Objective
Transcribe every line from the top down to the line with "from matplotlib.colors import", both ends included, but not the pictures.

Available data
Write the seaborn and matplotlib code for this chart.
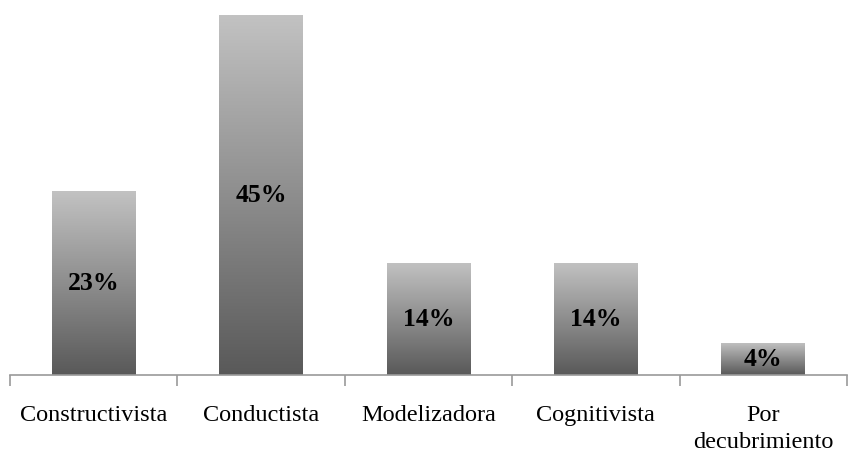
import numpy as np
import pandas as pd
import matplotlib
matplotlib.use("Agg")
import matplotlib.pyplot as plt
import seaborn as sns
from matplotlib.colors import LinearSegmentedColormap

categories = ["Constructivista", "Conductista", "Modelizadora", "Cognitivista", "Por\ndecubrimiento"]
values = [23, 45, 14, 14, 4]
value_labels = ["23%", "45%", "14%", "14%", "4%"]

df = pd.DataFrame({"categoria": categories, "porcentaje": values})

sns.set_theme(style="white")
plt.rcParams["font.family"] = ["Liberation Serif", "DejaVu Serif"]

fig = plt.figure(figsize=(8.65, 4.77), dpi=100)
ax = fig.add_axes([10 / 865, 101 / 477, 837 / 865, 360 / 477])

sns.barplot(data=df, x="categoria", y="porcentaje", ax=ax, width=0.5,
            color="#888888", edgecolor="none", saturation=1)

# vertical grey gradient inside each bar
grad = LinearSegmentedColormap.from_list("g", ["#595959", "#c2c2c2"])
ramp = np.linspace(0, 1, 256).reshape(-1, 1)
for patch in ax.patches:
    x0, y0 = patch.get_x(), patch.get_y()
    w, h = patch.get_width(), patch.get_height()
    patch.set_facecolor("none")
    im = ax.imshow(ramp, cmap=grad, origin="lower", aspect="auto",
                   extent=(x0, x0 + w, y0, y0 + h), zorder=2)
    im.set_clip_path(patch)

ax.set_xlim(-0.5, len(categories) - 0.5)
ax.set_ylim(0, 45)

for i, (v, lab) in enumerate(zip(values, value_labels)):
    ax.text(i, v / 2, lab, ha="center", va="center", fontsize=18.5,
            fontweight="bold", color="black", zorder=3)

for s in ["top", "right", "left"]:
    ax.spines[s].set_visible(False)
ax.spines["bottom"].set_color("#9a9a9a")
ax.spines["bottom"].set_linewidth(1.2)

ax.set_yticks([])
ax.set_xlabel("")
ax.set_ylabel("")
ax.set_xticks(range(len(categories)))
ax.set_xticklabels(categories, fontsize=17.5, color="black", linespacing=1.35)
ax.set_xticks(np.arange(-0.5, len(categories)), minor=True)
ax.tick_params(axis="x", which="major", length=0, pad=21)
ax.tick_params(axis="x", which="minor", length=8, width=1.2, color="#9a9a9a",
               direction="out", bottom=True)
for t in ax.get_xticklabels():
    t.set_verticalalignment("top")

fig.savefig("out.png", dpi=100, facecolor="white")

Worked answer
Write the seaborn and matplotlib code for this chart.
import numpy as np
import pandas as pd
import matplotlib
matplotlib.use("Agg")
import matplotlib.pyplot as plt
import seaborn as sns
from matplotlib.colors import LinearSegmentedColormap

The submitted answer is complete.